_Brief_
The lines from the top of the material below through the line containing "import pandas as pd" are to be printed exactly, with pictures omitted.

_Dataset excerpt_
* START *

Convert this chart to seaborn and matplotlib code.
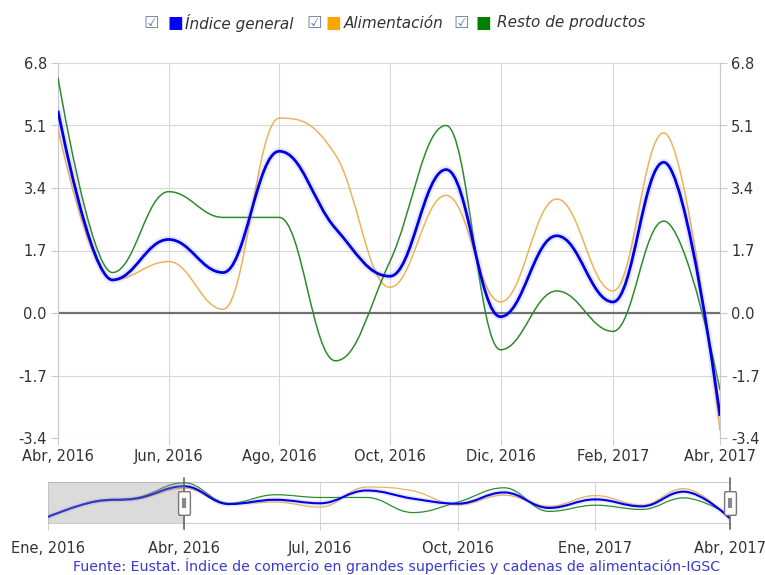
import matplotlib
matplotlib.use("Agg")
import matplotlib.pyplot as plt
import matplotlib.dates as mdates
from matplotlib.path import Path
from matplotlib.patches import PathPatch
from matplotlib.transforms import blended_transform_factory
import seaborn as sns
import pandas as pd

# monthly rates, Jan 2016 .. Apr 2017
months = pd.date_range("2016-01-01", "2017-04-01", freq="MS")
indice_general = [-2.4, 1.5, 2.4, 5.5, 0.9, 2.0, 1.1, 4.4, 2.3, 1.0, 3.9, -0.1, 2.1, 0.3, 4.1, -2.8]
alimentacion = [-2.3, 1.4, 2.2, 5.0, 0.9, 1.4, 0.1, 5.3, 4.3, 0.7, 3.2, 0.3, 3.1, 0.6, 4.9, -3.2]
resto_productos = [-2.5, 1.6, 2.6, 6.4, 1.1, 3.3, 2.6, 2.6, -1.3, 1.4, 5.1, -1.0, 0.6, -0.5, 2.5, -2.1]

series_names = ["Índice general", "Alimentación", "Resto de productos"]
y_ticks = [-3.4, -1.7, 0.0, 1.7, 3.4, 5.1, 6.8]
mes = ["Ene", "Feb", "Mar", "Abr", "May", "Jun", "Jul", "Ago", "Sep", "Oct", "Nov", "Dic"]
fuente = "Fuente: Eustat. Índice de comercio en grandes superficies y cadenas de alimentación-IGSC"

COLORS = {"Índice general": "#0000E0", "Alimentación": "#EDB358", "Resto de productos": "#2E8B2E"}
LEGEND_COLORS = {"Índice general": "#0000FF", "Alimentación": "#FFA500", "Resto de productos": "#008000"}

sns.set_theme(style="whitegrid")
plt.rcParams.update({
    "font.family": ["DejaVu Sans"],
    "axes.edgecolor": "#C8C8C8",
    "grid.color": "#D8D8D8",
    "grid.linewidth": 0.8,
    "xtick.color": "#333333",
    "ytick.color": "#333333",
})


def spline_path(xs, ys, smoothing=1.5):
    """Bezier path through the points, Highcharts 'spline' style."""
    n = len(xs)
    denom = smoothing + 1
    left, right = [None] * n, [None] * n
    for i in range(1, n - 1):
        lx, ly = xs[i - 1], ys[i - 1]
        px, py = xs[i], ys[i]
        nx, ny = xs[i + 1], ys[i + 1]
        lcx, lcy = (smoothing * px + lx) / denom, (smoothing * py + ly) / denom
        rcx, rcy = (smoothing * px + nx) / denom, (smoothing * py + ny) / denom
        if rcx != lcx:
            corr = (rcy - lcy) * (rcx - px) / (rcx - lcx) + py - rcy
            lcy += corr
            rcy += corr
        if lcy > ly and lcy > py:
            lcy = max(ly, py); rcy = 2 * py - lcy
        elif lcy < ly and lcy < py:
            lcy = min(ly, py); rcy = 2 * py - lcy
        if rcy > ny and rcy > py:
            rcy = max(ny, py); lcy = 2 * py - rcy
        elif rcy < ny and rcy < py:
            rcy = min(ny, py); lcy = 2 * py - rcy
        left[i], right[i] = (lcx, lcy), (rcx, rcy)
    verts, codes = [(xs[0], ys[0])], [Path.MOVETO]
    for i in range(1, n):
        c1 = right[i - 1] or (xs[i - 1], ys[i - 1])
        c2 = left[i] or (xs[i], ys[i])
        verts += [c1, c2, (xs[i], ys[i])]
        codes += [Path.CURVE4] * 3
    return Path(verts, codes)


def draw_series(ax, x, y, name, lw, halo):
    path = spline_path(x, y)
    if halo:
        ax.add_patch(PathPatch(path, fill=False, lw=lw * 2.6, color="#9090FF", alpha=0.2,
                               capstyle="round", zorder=3))
    ax.add_patch(PathPatch(path, fill=False, lw=lw, color=COLORS[name], zorder=4 if halo else 3))


df = pd.DataFrame({"mes": months, series_names[0]: indice_general,
                   series_names[1]: alimentacion, series_names[2]: resto_productos})
xnum = list(mdates.date2num(df["mes"]))

fig = plt.figure(figsize=(7.65, 5.75), dpi=100)
ax = fig.add_axes([58 / 765, 1 - 438 / 575, 662 / 765, 375 / 575])
nav = fig.add_axes([48 / 765, 1 - 523 / 575, 682 / 765, 41 / 575])

# main chart: Apr 2016 .. Apr 2017
main = df.iloc[3:]
xm = xnum[3:]
for name in ["Alimentación", "Resto de productos", "Índice general"]:
    draw_series(ax, xm, list(main[name]), name, 2.0 if name == "Índice general" else 1.1,
                name == "Índice general")
ax.axhline(0, color="#707070", lw=1.6, zorder=2)
ax.set_xlim(xm[0], xm[-1])
ax.set_ylim(y_ticks[0], y_ticks[-1])
ax.set_yticks(y_ticks)
ax.set_yticklabels([f"{v:.1f}" for v in y_ticks], fontsize=10.5)
xt = main["mes"].iloc[::2]
ax.set_xticks(mdates.date2num(xt))
ax.set_xticklabels([f"{mes[d.month - 1]}, {d.year}" for d in xt], fontsize=10.5)
ax.tick_params(axis="y", left=True, right=True, labelright=True, length=5, width=0.8,
               color="#C8C8C8", pad=3)
ax.tick_params(axis="x", bottom=True, length=5, width=0.8, color="#D0D0D0", pad=3)
ax.grid(True, axis="both")
for s in ["top", "bottom"]:
    ax.spines[s].set_visible(False)
for s in ["left", "right"]:
    ax.spines[s].set_color("#C8C8C8")
    ax.spines[s].set_linewidth(0.8)
ax.set_facecolor("white")

# navigator: full range
for name in ["Alimentación", "Resto de productos", "Índice general"]:
    draw_series(nav, xnum, list(df[name]), name, 1.5 if name == "Índice general" else 0.9,
                name == "Índice general")
nav.set_xlim(xnum[0], xnum[-1])
nav.set_ylim(-4.0, 6.6)
nav.set_yticks([])
nt = df["mes"].iloc[::3]
nav.set_xticks(mdates.date2num(nt))
nav.set_xticklabels([f"{mes[d.month - 1]}, {d.year}" for d in nt], fontsize=10.5)
nav.tick_params(axis="x", bottom=True, length=5, width=0.8, color="#D0D0D0", pad=8)
nav.grid(True, axis="x")
nav.grid(False, axis="y")
for s in ["left", "right"]:
    nav.spines[s].set_visible(False)
for s in ["top", "bottom"]:
    nav.spines[s].set_color("#CCCCCC")
    nav.spines[s].set_linewidth(0.8)
nav.axvspan(xnum[0], xnum[3], color="#999999", alpha=0.35, lw=0, zorder=5)
trans = blended_transform_factory(nav.transData, nav.transAxes)
handle = Path([(-0.45, -1), (0.45, -1), (0.5, -0.85), (0.5, 0.85), (0.45, 1), (-0.45, 1),
               (-0.5, 0.85), (-0.5, -0.85), (-0.45, -1)])
for xh in [xnum[3], xnum[-1]]:
    nav.plot([xh, xh], [-0.15, 1.1], transform=trans, color="#666666", lw=1.2,
             clip_on=False, zorder=6)
    nav.plot([xh], [0.5], transform=trans, marker=handle, ms=17, mfc="white", mec="#777777",
             mew=1.0, clip_on=False, zorder=7)
    nav.plot([xh], [0.5], transform=trans, marker="|", ms=7, mec="#888888", mew=3,
             clip_on=False, zorder=8)

# legend with check boxes
legend_x = [(151, 175, 185), (314, 333, 344), (461, 483, 497)]
ly = 1 - 23 / 575
for name, (cx, sx, tx) in zip(series_names, legend_x):
    fig.text(cx / 765, ly, "☑", color="#7080B0", fontsize=12.5, ha="center", va="center")
    fig.text(sx / 765, ly, "■", color=LEGEND_COLORS[name], fontsize=12, ha="center", va="center")
    fig.text(tx / 765, ly, name, color="#333333", fontsize=11, style="italic", ha="left",
             va="center")

fig.text(397 / 765, 1 - 566 / 575, fuente, color="#3A3ACC", fontsize=10.2, ha="center",
         va="center")

fig.savefig("out.png", dpi=100, facecolor="white")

* END *

_Final answer_
Convert this chart to seaborn and matplotlib code.
import matplotlib
matplotlib.use("Agg")
import matplotlib.pyplot as plt
import matplotlib.dates as mdates
from matplotlib.path import Path
from matplotlib.patches import PathPatch
from matplotlib.transforms import blended_transform_factory
import seaborn as sns
import pandas as pd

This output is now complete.